IMPROVEMENT FOR TOLERANCE TO LOW SOIL-NITROGEN IN TROPICAL MAIZE .2. GRAIN-YIELD, BIOMASS PRODUCTION, AND N ACCUMULATION

A program of full-sib recurrent selection to improve maize grain yield under conditions of low soil N, while maintaining grain yields under high soil N, was conducted for three cycles in the lowland tropical population, Across 8328. Superior families were identified from an index of traits comprising high grain yields under high (200 kg N ha-1) and low N (zero applied), and, under low N, high chlorophyll concentration per unit ear-leaf area, slow leaf senescence, and increased plant height. An attempt was made to keep plant height and time to flower under high N unchanged. The objective of this study was to evaluate changes which resulted from this selection program. Cycles 0, 1, 2, and 3 were evaluated under two N levels (0 and 200 kg N ha-1) in four seasons. The per cycle linear increase in grain yield under low N was 2.8% (0.075 Mg ha-1) (P < 0.10), and under high N was 2.3% (0.137 Mg ha-1) (P < 0.01), indicating that improved performance at low N is not incompatible with yield gains under high N. Increased grain yields were associated with significant linear increases per cycle, measured across N levels, in kernels ear-1 (4.6 kernels ear-1; 1.6%), plant height (8 cm; 4.4%), days to anthesis (0.3 d; 0.4%), aboveground biomass at silking (0.182 Mg ha-1; 3.5%) and at maturity (0.205 Mg ha-1; 1.9%), and N loss from vegetative parts during grain-filling (0.14 g m-2; 4.8%).
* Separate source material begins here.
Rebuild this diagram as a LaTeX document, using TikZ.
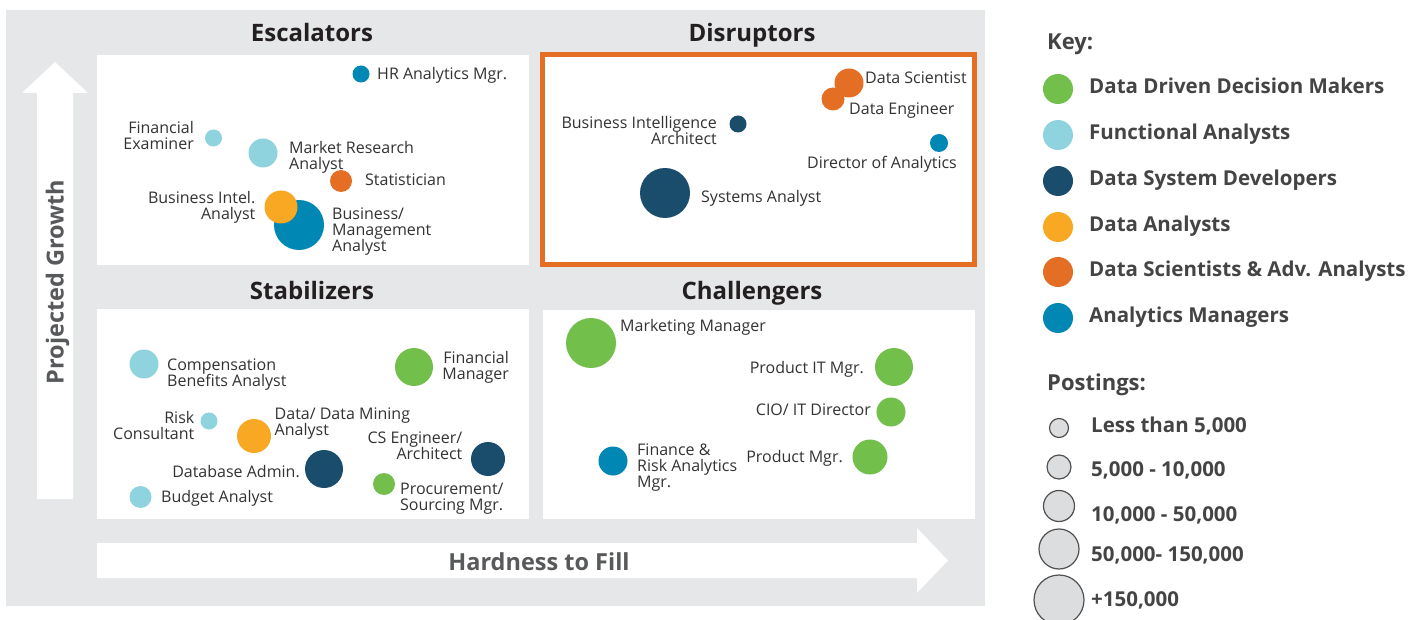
\documentclass[tikz,border=0pt]{standalone}
\usepackage{fontspec}
\setmainfont{Open Sans}
\definecolor{bggray}{HTML}{E6E7E8}
\definecolor{cGreen}{HTML}{72BF4B}
\definecolor{cLight}{HTML}{8FD3DE}
\definecolor{cNavy}{HTML}{1A4C6B}
\definecolor{cYellow}{HTML}{F8A823}
\definecolor{cOrange}{HTML}{E46E24}
\definecolor{cBlue}{HTML}{0087B3}
\definecolor{txt}{HTML}{333333}
\definecolor{keytxt}{HTML}{444444}
\definecolor{axtxt}{HTML}{58595B}
\definecolor{ttl}{HTML}{231F20}
\definecolor{pfill}{HTML}{DCDDDF}
\definecolor{pdraw}{HTML}{505050}
\newcommand{\lblfont}{\fontsize{16}{16}\selectfont\lineskiplimit=-100pt\lineskip=0pt}
\newcommand{\ttlfont}{\fontsize{24}{24}\selectfont\bfseries}
\newcommand{\axfont}{\fontsize{23.5}{23.5}\selectfont\bfseries}
\newcommand{\keyfont}{\fontsize{20.5}{20.5}\selectfont\bfseries}
\newcommand{\keyhfont}{\fontsize{22}{22}\selectfont\bfseries}
\newcommand{\hs}{\rule{0pt}{11.2pt}}
\tikzset{
  dot/.style={circle, inner sep=0pt, outer sep=0pt, draw=none},
  lblL/.style={font=\lblfont, text=txt, inner sep=0pt, align=left, anchor=north west},
  lblR/.style={font=\lblfont, text=txt, inner sep=0pt, align=right, anchor=north east},
  ttlnode/.style={font=\ttlfont, text=ttl, inner sep=0pt, anchor=base},
  axnode/.style={font=\axfont, text=axtxt, inner sep=0pt, anchor=base},
  keylbl/.style={font=\keyfont, text=keytxt, inner sep=0pt, anchor=base west},
  keyhead/.style={font=\keyhfont, text=keytxt, inner sep=0pt, anchor=base west},
  pdot/.style={circle, inner sep=0pt, outer sep=0pt, fill=pfill, draw=pdraw, line width=1.2pt},
  panel/.style={fill=white},
}
\begin{document}
\begin{tikzpicture}[x=1pt,y=-1pt]
\useasboundingbox (0,0) rectangle (1424,620);
\fill[white] (0,0) rectangle (1424,620);
\fill[bggray] (6,10) rectangle (985,606);
% panels
\fill[panel] (97,55) rectangle (529,265);
\fill[panel] (97,309) rectangle (529,519);
\fill[panel] (540,52) rectangle (977,267);
\draw[cOrange, line width=5pt] (542.5,54.5) rectangle (974.5,264.5);
\fill[panel] (543,310) rectangle (975,519);
% axis arrows
\fill[white] (37,499) -- (37,93) -- (22,93) -- (55,62) -- (88,93) -- (73,93) -- (73,499) -- cycle;
\fill[white] (97,543) -- (917,543) -- (917,528) -- (948,560.5) -- (917,593) -- (917,578) -- (97,578) -- cycle;
\node[axnode, rotate=90] (ylab) at (63.5,282) {Projected Growth};
\node[axnode] (xlab) at (539,570) {Hardness to Fill};
% titles
\node[ttlnode] (tEsc) at (312,42) {Escalators};
\node[ttlnode] (tDis) at (752,42) {Disruptors};
\node[ttlnode] (tSta) at (312,299) {Stabilizers};
\node[ttlnode] (tCha) at (752,299) {Challengers};
% Escalators
\node[dot, fill=cBlue, minimum size=17pt] (hr) at (361,74) {};
\node[lblL] (hrL) at (377,67.5) {\hs HR Analytics Mgr.};
\node[dot, fill=cLight, minimum size=17pt] (fe) at (213.5,138) {};
\node[lblR] (feL) at (194,121.5) {\hs Financial\\Examiner};
\node[dot, fill=cLight, minimum size=29pt] (mr) at (263,153) {};
\node[lblL] (mrL) at (289,141.5) {\hs Market Research\\Analyst};
\node[dot, fill=cOrange, minimum size=22pt] (st) at (341,181) {};
\node[lblL] (stL) at (365,173.5) {\hs Statistician};
\node[dot, fill=cBlue, minimum size=50pt] (bm) at (299,225) {};
\node[lblL] (bmL) at (332,207.5) {\hs Business/\\Management\\Analyst};
\node[dot, fill=cYellow, minimum size=33pt] (bi) at (281,207) {};
\node[lblR] (biL) at (255.5,191.5) {\hs Business Intel.\\Analyst};
% Disruptors
\node[dot, fill=cOrange, minimum size=23pt] (de) at (833,99) {};
\node[lblL] (deL) at (849,102.5) {\hs Data Engineer};
\node[dot, fill=cOrange, minimum size=29pt] (ds) at (849,83) {};
\node[lblL] (dsL) at (865,71.5) {\hs Data Scientist};
\node[dot, fill=cNavy, minimum size=17pt] (ba) at (738,124) {};
\node[lblR] (baL) at (717,116.5) {\hs Business Intelligence\\Architect};
\node[dot, fill=cBlue, minimum size=18pt] (do) at (939,143) {};
\node[lblR] (doL) at (957,156.5) {\hs Director of Analytics};
\node[dot, fill=cNavy, minimum size=50pt] (sa) at (665,193) {};
\node[lblL] (saL) at (701,190.5) {\hs Systems Analyst};
% Stabilizers
\node[dot, fill=cLight, minimum size=29pt] (cb) at (144,364) {};
\node[lblL] (cbL) at (167,358.5) {\hs Compensation\\Benefits Analyst};
\node[dot, fill=cGreen, minimum size=38pt] (fm) at (414,367) {};
\node[lblR] (fmL) at (509,351.5) {\hs Financial\\Manager};
\node[dot, fill=cLight, minimum size=17pt] (rc) at (209,421) {};
\node[lblR] (rcL) at (194.5,411.5) {\hs Risk\\Consultant};
\node[dot, fill=cYellow, minimum size=34pt] (dm) at (254,436) {};
\node[lblL] (dmL) at (274.5,407.5) {\hs Data/ Data Mining\\Analyst};
\node[dot, fill=cNavy, minimum size=34pt] (cs) at (488,459) {};
\node[lblR] (csL) at (462.5,431.5) {\hs CS Engineer/\\Architect};
\node[dot, fill=cNavy, minimum size=38pt] (da) at (324,469) {};
\node[lblR] (daL) at (300,465.5) {\hs Database Admin.};
\node[dot, fill=cGreen, minimum size=22pt] (pr) at (384,484) {};
\node[lblL] (prL) at (400,482.5) {\hs Procurement/\\Sourcing Mgr.};
\node[dot, fill=cLight, minimum size=22pt] (bu) at (140.5,497) {};
\node[lblL] (buL) at (161,490.5) {\hs Budget Analyst};
% Challengers
\node[dot, fill=cGreen, minimum size=50pt] (mm) at (591,343) {};
\node[lblL] (mmL) at (620,319.5) {\hs Marketing Manager};
\node[dot, fill=cGreen, minimum size=38pt] (pi) at (894,367) {};
\node[lblR] (piL) at (864,361.5) {\hs Product IT Mgr.};
\node[dot, fill=cGreen, minimum size=29pt] (ci) at (891,412) {};
\node[lblR] (ciL) at (871,403.5) {\hs CIO/ IT Director};
\node[dot, fill=cGreen, minimum size=35pt] (pm) at (870,457) {};
\node[lblR] (pmL) at (843,450.5) {\hs Product Mgr.};
\node[dot, fill=cBlue, minimum size=29pt] (fr) at (613,461) {};
\node[lblL] (frL) at (637,443.5) {\hs Finance \&\\Risk Analytics\\Mgr.};
% Key
\node[keyhead] (keyH) at (1047,50) {Key:};
\node[dot, fill=cGreen, minimum size=30pt] (k1) at (1058,89) {};
\node[keylbl] (k1L) at (1089,94) {Data Driven Decision Makers};
\node[dot, fill=cLight, minimum size=30pt] (k2) at (1058,135) {};
\node[keylbl] (k2L) at (1089,140) {Functional Analysts};
\node[dot, fill=cNavy, minimum size=30pt] (k3) at (1058,181) {};
\node[keylbl] (k3L) at (1089,186) {Data System Developers};
\node[dot, fill=cYellow, minimum size=30pt] (k4) at (1058,227) {};
\node[keylbl] (k4L) at (1089,232) {Data Analysts};
\node[dot, fill=cOrange, minimum size=30pt] (k5) at (1058,272) {};
\node[keylbl] (k5L) at (1089,277) {Data Scientists \& Adv. Analysts};
\node[dot, fill=cBlue, minimum size=30pt] (k6) at (1058,318) {};
\node[keylbl] (k6L) at (1089,323) {Analytics Managers};
% Postings
\node[keyhead] (posH) at (1047,390) {Postings:};
\node[pdot, minimum size=19pt] (p1) at (1059,428) {};
\node[keylbl] (p1L) at (1091,432) {Less than 5,000};
\node[pdot, minimum size=24pt] (p2) at (1059,467) {};
\node[keylbl] (p2L) at (1091,476) {5,000 - 10,000};
\node[pdot, minimum size=31pt] (p3) at (1059,506) {};
\node[keylbl] (p3L) at (1091,521) {10,000 - 50,000};
\node[pdot, minimum size=40pt] (p4) at (1059,549) {};
\node[keylbl] (p4L) at (1091,561) {50,000- 150,000};
\node[pdot, minimum size=50pt] (p5) at (1059,600) {};
\node[keylbl] (p5L) at (1091,606) {+150,000};
\end{tikzpicture}
\end{document}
Across N levels, there was a significant decrease in the number of florets formed per ear (- 8 florets ear-1; - 1.5%), but an increase in the proportion of florets that formed kernels (0.016 cycle-1; 3.1%). Leaf senescence rate decreased with selection. Selection cycles differed significantly in total N uptake and patterns of N and biomass accumulation with time, but no consistent trends were observed for those traits. Selection for performance under low N in elite maize germplasm appears to improve the efficiency with which N is utilized to produce biomass and grain.